Drummond: "Festa no Brejo"
Por Bráulio Tavares Em: 10/06/2011, às 08H51
[Bráulio Tavares]
É um dos poeminhas menores, quase invisíveis, de Alguma Poesia (1930), primeiro livro de Carlos Drummond, cujos 80 anos foram comemorados no ano passado, e que eu recebi (de mim mesmo) a incumbência de comentar, poema por poema. “Festa no brejo”, se enviado anonimamente para a maioria das revistas literárias de hoje, dificilmente emplacaria uma publicação. O poema diz: “A saparia desesperada / coaxa coaxa coaxa. / O brejo vibra que nem caixa / de guerra. Os sapos estão danados. // A lua gorda apareceu / e clareou o brejo todo. / Até a lua sobe o coro / da saparia desesperada. // A saparia toda de Minas / coaxa no brejo humilde. // Hoje tem festa no brejo!”.
Parece uma pequena polaróide caipira, registro da observação de um capiauzinho à beira de sua palhoça, contemplando o brejo ao luar. Ilusão trêda! Para mim o poema de Drummond é citação, homenagem e piscadela-cúmplice-de-olho na direção do famoso poema de Manuel Bandeira “Os Sapos” (no livro Carnaval, 1919). Diz Bandeira: “Enfunando os papos/ saem da penumbra. / Aos pulos, os sapos / a luz os deslumbra. // Em ronco que aterra, / berra o sapo-boi: / - Meu pai foi à guerra! / – Não foi! – Foi! -- Não foi!” // O sapo-tanoeiro / parnasiano aguado, / diz: -- Meu cancioneiro / é bem martelado. // Vede como primo / em comer os hiatos! / Que arte! E nunca rimo / os termos cognatos”.
Já se viu, né? É Bandeira mangando dos poetas acadêmicos que só tem o academicismo para lhes valer, dos poetas que esquartejam o poema no leito de Procusto dos tratados de versificação. Consta que o poema é de 1918, ano da morte de Olavo Bilac. Isso será Bandeira perturbando o velório do outro? Ou terá sido justamente o poema que precipitou o desenlace? Difícil saber a esta altura, e desnecessário.
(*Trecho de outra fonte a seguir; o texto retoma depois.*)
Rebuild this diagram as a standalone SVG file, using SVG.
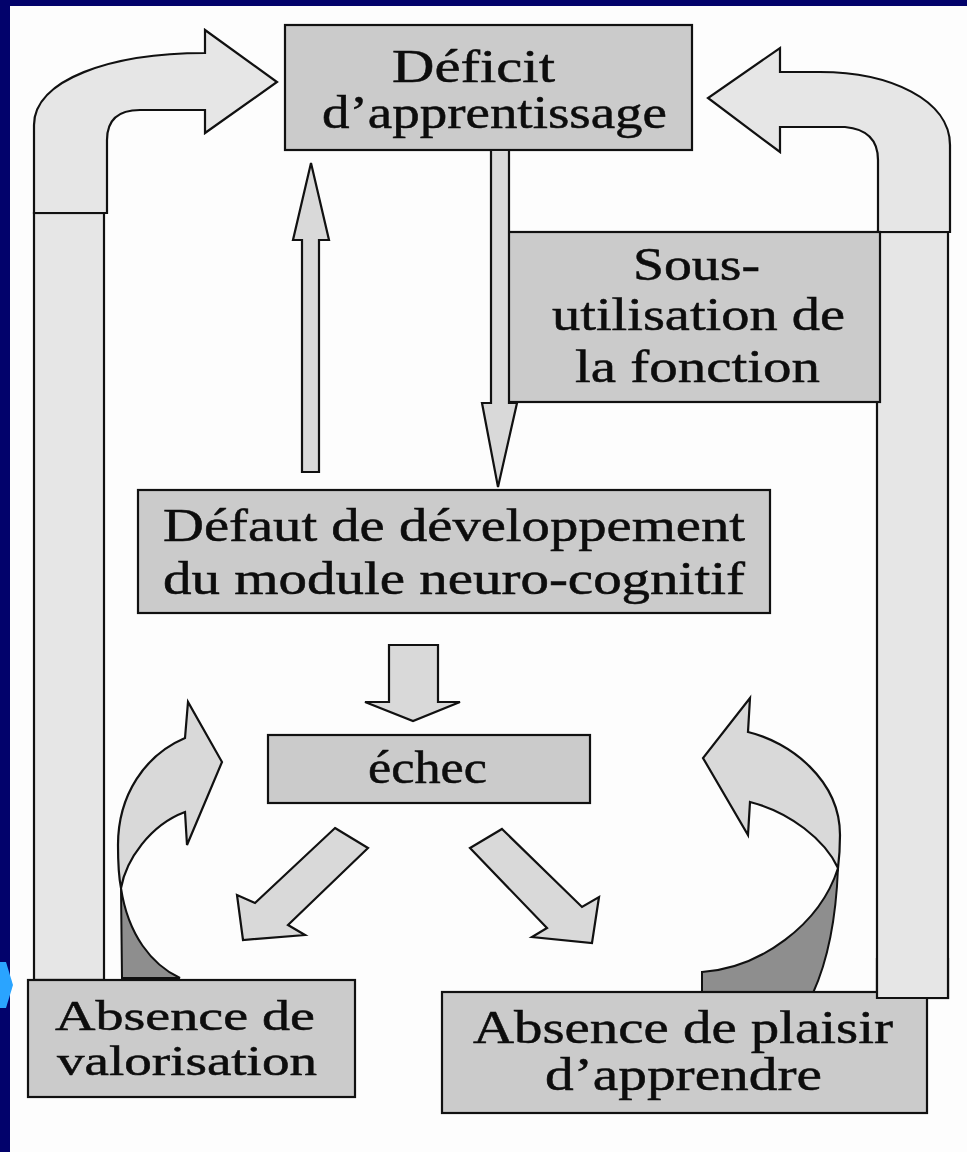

Drummond e sua festa no brejo estão fazendo uma referência clara ao inconformismo generalizado contra o Modernismo, de que Bandeira é considerado uma espécie de precursor, de São João Batista vindo para anunciar quem virá depois.
Os sapos de Drummond, que estão desesperados, podem ser os críticos ou os poetas acadêmicos mineiros, horrorizados com os modernistas, essa quadrilha de diferenciados que surgiu para agredir a Norma Culta do idioma. (Naquele tempo, amigos, era agressão à Norma Culta dizer “que nem”, e um adjetivo como “danado” só se usava em contextos teológicos e canônicos.) O retrato que o poeta nos dá do brejo é o de uma imensa aflição que, linha a linha, vai meio que desmentido a “festa” do título. O que a gente vê é uma situação ansiosa, pois os sapos coaxam de fúria, ou de irritação, ou de desespero. No fecho do poema, contudo, vem uma frase inesperada e triunfante: “Hoje tem festa no brejo!”. Como se dissesse: “O brejo é nosso! Eles estão aí, reclamando pra valer, mas não adianta! A lua não lhes dá ouvidos, ninguém lhes dá ouvidos, viemos aqui pra fazer a festa no brejo. O brejo é nosso! Urrú! Urrú! O brejo é nosso!”